→ Problem to work on
The listing below should be printed exactly, every line of it. Skip the pictures.

→ Provided data
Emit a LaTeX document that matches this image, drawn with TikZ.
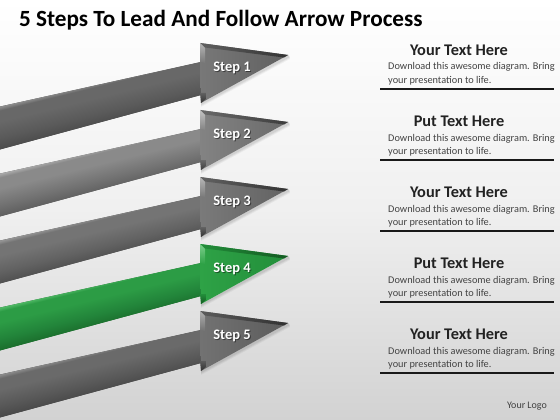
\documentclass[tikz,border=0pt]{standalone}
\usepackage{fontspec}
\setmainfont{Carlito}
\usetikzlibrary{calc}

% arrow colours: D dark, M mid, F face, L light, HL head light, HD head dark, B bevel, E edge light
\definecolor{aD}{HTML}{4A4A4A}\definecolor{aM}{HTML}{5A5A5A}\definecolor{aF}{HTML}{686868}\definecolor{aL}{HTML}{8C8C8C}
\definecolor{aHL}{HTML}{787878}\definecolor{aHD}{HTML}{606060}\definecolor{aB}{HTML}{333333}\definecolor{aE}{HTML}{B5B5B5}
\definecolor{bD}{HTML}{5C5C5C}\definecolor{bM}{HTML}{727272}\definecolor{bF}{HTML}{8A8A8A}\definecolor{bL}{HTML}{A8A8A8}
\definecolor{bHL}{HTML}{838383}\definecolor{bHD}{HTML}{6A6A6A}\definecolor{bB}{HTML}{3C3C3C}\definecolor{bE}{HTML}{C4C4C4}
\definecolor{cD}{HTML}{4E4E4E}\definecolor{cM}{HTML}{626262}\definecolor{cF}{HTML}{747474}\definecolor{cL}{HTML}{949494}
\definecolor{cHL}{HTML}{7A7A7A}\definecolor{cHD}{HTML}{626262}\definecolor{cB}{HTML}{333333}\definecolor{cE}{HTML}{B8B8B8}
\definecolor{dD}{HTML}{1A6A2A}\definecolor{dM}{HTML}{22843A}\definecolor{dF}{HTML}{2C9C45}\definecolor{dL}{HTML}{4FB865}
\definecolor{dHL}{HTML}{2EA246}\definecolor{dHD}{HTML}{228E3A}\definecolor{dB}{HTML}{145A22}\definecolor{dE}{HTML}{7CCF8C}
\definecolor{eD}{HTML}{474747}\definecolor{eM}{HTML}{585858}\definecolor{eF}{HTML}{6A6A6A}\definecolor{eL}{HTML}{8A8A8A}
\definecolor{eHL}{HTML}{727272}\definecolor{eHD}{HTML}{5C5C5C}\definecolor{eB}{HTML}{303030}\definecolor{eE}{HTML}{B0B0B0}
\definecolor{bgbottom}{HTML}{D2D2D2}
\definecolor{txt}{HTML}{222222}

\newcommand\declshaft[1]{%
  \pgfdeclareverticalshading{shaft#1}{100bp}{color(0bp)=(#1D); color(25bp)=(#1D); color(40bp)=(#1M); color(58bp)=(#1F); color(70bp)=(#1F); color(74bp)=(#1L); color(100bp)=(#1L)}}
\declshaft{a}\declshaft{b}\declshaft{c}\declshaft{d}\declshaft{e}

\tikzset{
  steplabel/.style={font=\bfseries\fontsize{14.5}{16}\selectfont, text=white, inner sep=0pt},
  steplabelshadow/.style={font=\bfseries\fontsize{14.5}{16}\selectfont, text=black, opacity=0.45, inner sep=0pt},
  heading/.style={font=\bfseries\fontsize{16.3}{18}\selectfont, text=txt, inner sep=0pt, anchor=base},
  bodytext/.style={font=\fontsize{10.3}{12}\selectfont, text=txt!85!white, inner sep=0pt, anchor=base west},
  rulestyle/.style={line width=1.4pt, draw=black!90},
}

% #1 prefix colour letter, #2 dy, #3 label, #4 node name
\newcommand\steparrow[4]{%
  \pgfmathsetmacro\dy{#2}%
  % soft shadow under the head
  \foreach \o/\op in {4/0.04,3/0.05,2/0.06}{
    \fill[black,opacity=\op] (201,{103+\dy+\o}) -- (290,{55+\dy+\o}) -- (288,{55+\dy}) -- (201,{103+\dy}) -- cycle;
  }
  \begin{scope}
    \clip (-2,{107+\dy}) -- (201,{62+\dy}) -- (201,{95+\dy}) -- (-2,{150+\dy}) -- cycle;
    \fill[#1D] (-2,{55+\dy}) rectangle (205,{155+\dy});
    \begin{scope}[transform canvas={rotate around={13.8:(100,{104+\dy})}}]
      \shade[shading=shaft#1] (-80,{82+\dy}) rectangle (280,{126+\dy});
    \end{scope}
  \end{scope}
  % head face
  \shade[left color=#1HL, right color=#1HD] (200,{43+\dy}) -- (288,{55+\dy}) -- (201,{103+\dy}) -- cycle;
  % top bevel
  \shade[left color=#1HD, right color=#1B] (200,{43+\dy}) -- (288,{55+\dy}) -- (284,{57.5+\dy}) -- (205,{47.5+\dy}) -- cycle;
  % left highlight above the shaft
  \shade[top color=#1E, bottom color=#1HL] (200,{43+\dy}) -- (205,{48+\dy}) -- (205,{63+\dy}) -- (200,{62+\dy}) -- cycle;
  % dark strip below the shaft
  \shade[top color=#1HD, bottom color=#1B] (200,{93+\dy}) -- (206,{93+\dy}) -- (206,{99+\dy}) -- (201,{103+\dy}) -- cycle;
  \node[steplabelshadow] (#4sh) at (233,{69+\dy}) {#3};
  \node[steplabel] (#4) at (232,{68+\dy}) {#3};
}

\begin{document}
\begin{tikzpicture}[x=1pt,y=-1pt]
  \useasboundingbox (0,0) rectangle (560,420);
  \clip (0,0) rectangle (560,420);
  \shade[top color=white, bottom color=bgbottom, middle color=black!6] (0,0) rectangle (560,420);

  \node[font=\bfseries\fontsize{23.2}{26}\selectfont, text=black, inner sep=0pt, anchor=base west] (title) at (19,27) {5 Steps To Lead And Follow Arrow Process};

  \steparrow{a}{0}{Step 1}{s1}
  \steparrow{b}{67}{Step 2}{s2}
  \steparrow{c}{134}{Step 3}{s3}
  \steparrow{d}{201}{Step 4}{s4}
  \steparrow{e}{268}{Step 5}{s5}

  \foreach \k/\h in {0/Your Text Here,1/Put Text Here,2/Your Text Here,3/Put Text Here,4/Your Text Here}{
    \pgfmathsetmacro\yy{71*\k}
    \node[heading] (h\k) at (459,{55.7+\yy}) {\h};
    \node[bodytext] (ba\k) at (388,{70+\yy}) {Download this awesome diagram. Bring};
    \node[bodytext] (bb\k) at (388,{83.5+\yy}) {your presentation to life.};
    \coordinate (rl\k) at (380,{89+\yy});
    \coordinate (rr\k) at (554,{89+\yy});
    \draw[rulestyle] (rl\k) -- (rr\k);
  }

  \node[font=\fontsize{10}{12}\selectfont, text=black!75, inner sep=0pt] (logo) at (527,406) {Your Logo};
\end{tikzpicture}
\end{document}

→ Reply
Emit a LaTeX document that matches this image, drawn with TikZ.
\documentclass[tikz,border=0pt]{standalone}
\usepackage{fontspec}
\setmainfont{Carlito}
\usetikzlibrary{calc}

% arrow colours: D dark, M mid, F face, L light, HL head light, HD head dark, B bevel, E edge light
\definecolor{aD}{HTML}{4A4A4A}\definecolor{aM}{HTML}{5A5A5A}\definecolor{aF}{HTML}{686868}\definecolor{aL}{HTML}{8C8C8C}
\definecolor{aHL}{HTML}{787878}\definecolor{aHD}{HTML}{606060}\definecolor{aB}{HTML}{333333}\definecolor{aE}{HTML}{B5B5B5}
\definecolor{bD}{HTML}{5C5C5C}\definecolor{bM}{HTML}{727272}\definecolor{bF}{HTML}{8A8A8A}\definecolor{bL}{HTML}{A8A8A8}
\definecolor{bHL}{HTML}{838383}\definecolor{bHD}{HTML}{6A6A6A}\definecolor{bB}{HTML}{3C3C3C}\definecolor{bE}{HTML}{C4C4C4}
\definecolor{cD}{HTML}{4E4E4E}\definecolor{cM}{HTML}{626262}\definecolor{cF}{HTML}{747474}\definecolor{cL}{HTML}{949494}
\definecolor{cHL}{HTML}{7A7A7A}\definecolor{cHD}{HTML}{626262}\definecolor{cB}{HTML}{333333}\definecolor{cE}{HTML}{B8B8B8}
\definecolor{dD}{HTML}{1A6A2A}\definecolor{dM}{HTML}{22843A}\definecolor{dF}{HTML}{2C9C45}\definecolor{dL}{HTML}{4FB865}
\definecolor{dHL}{HTML}{2EA246}\definecolor{dHD}{HTML}{228E3A}\definecolor{dB}{HTML}{145A22}\definecolor{dE}{HTML}{7CCF8C}
\definecolor{eD}{HTML}{474747}\definecolor{eM}{HTML}{585858}\definecolor{eF}{HTML}{6A6A6A}\definecolor{eL}{HTML}{8A8A8A}
\definecolor{eHL}{HTML}{727272}\definecolor{eHD}{HTML}{5C5C5C}\definecolor{eB}{HTML}{303030}\definecolor{eE}{HTML}{B0B0B0}
\definecolor{bgbottom}{HTML}{D2D2D2}
\definecolor{txt}{HTML}{222222}

\newcommand\declshaft[1]{%
  \pgfdeclareverticalshading{shaft#1}{100bp}{color(0bp)=(#1D); color(25bp)=(#1D); color(40bp)=(#1M); color(58bp)=(#1F); color(70bp)=(#1F); color(74bp)=(#1L); color(100bp)=(#1L)}}
\declshaft{a}\declshaft{b}\declshaft{c}\declshaft{d}\declshaft{e}

\tikzset{
  steplabel/.style={font=\bfseries\fontsize{14.5}{16}\selectfont, text=white, inner sep=0pt},
  steplabelshadow/.style={font=\bfseries\fontsize{14.5}{16}\selectfont, text=black, opacity=0.45, inner sep=0pt},
  heading/.style={font=\bfseries\fontsize{16.3}{18}\selectfont, text=txt, inner sep=0pt, anchor=base},
  bodytext/.style={font=\fontsize{10.3}{12}\selectfont, text=txt!85!white, inner sep=0pt, anchor=base west},
  rulestyle/.style={line width=1.4pt, draw=black!90},
}

% #1 prefix colour letter, #2 dy, #3 label, #4 node name
\newcommand\steparrow[4]{%
  \pgfmathsetmacro\dy{#2}%
  % soft shadow under the head
  \foreach \o/\op in {4/0.04,3/0.05,2/0.06}{
    \fill[black,opacity=\op] (201,{103+\dy+\o}) -- (290,{55+\dy+\o}) -- (288,{55+\dy}) -- (201,{103+\dy}) -- cycle;
  }
  \begin{scope}
    \clip (-2,{107+\dy}) -- (201,{62+\dy}) -- (201,{95+\dy}) -- (-2,{150+\dy}) -- cycle;
    \fill[#1D] (-2,{55+\dy}) rectangle (205,{155+\dy});
    \begin{scope}[transform canvas={rotate around={13.8:(100,{104+\dy})}}]
      \shade[shading=shaft#1] (-80,{82+\dy}) rectangle (280,{126+\dy});
    \end{scope}
  \end{scope}
  % head face
  \shade[left color=#1HL, right color=#1HD] (200,{43+\dy}) -- (288,{55+\dy}) -- (201,{103+\dy}) -- cycle;
  % top bevel
  \shade[left color=#1HD, right color=#1B] (200,{43+\dy}) -- (288,{55+\dy}) -- (284,{57.5+\dy}) -- (205,{47.5+\dy}) -- cycle;
  % left highlight above the shaft
  \shade[top color=#1E, bottom color=#1HL] (200,{43+\dy}) -- (205,{48+\dy}) -- (205,{63+\dy}) -- (200,{62+\dy}) -- cycle;
  % dark strip below the shaft
  \shade[top color=#1HD, bottom color=#1B] (200,{93+\dy}) -- (206,{93+\dy}) -- (206,{99+\dy}) -- (201,{103+\dy}) -- cycle;
  \node[steplabelshadow] (#4sh) at (233,{69+\dy}) {#3};
  \node[steplabel] (#4) at (232,{68+\dy}) {#3};
}

\begin{document}
\begin{tikzpicture}[x=1pt,y=-1pt]
  \useasboundingbox (0,0) rectangle (560,420);
  \clip (0,0) rectangle (560,420);
  \shade[top color=white, bottom color=bgbottom, middle color=black!6] (0,0) rectangle (560,420);

  \node[font=\bfseries\fontsize{23.2}{26}\selectfont, text=black, inner sep=0pt, anchor=base west] (title) at (19,27) {5 Steps To Lead And Follow Arrow Process};

  \steparrow{a}{0}{Step 1}{s1}
  \steparrow{b}{67}{Step 2}{s2}
  \steparrow{c}{134}{Step 3}{s3}
  \steparrow{d}{201}{Step 4}{s4}
  \steparrow{e}{268}{Step 5}{s5}

  \foreach \k/\h in {0/Your Text Here,1/Put Text Here,2/Your Text Here,3/Put Text Here,4/Your Text Here}{
    \pgfmathsetmacro\yy{71*\k}
    \node[heading] (h\k) at (459,{55.7+\yy}) {\h};
    \node[bodytext] (ba\k) at (388,{70+\yy}) {Download this awesome diagram. Bring};
    \node[bodytext] (bb\k) at (388,{83.5+\yy}) {your presentation to life.};
    \coordinate (rl\k) at (380,{89+\yy});
    \coordinate (rr\k) at (554,{89+\yy});
    \draw[rulestyle] (rl\k) -- (rr\k);
  }

  \node[font=\fontsize{10}{12}\selectfont, text=black!75, inner sep=0pt] (logo) at (527,406) {Your Logo};
\end{tikzpicture}
\end{document}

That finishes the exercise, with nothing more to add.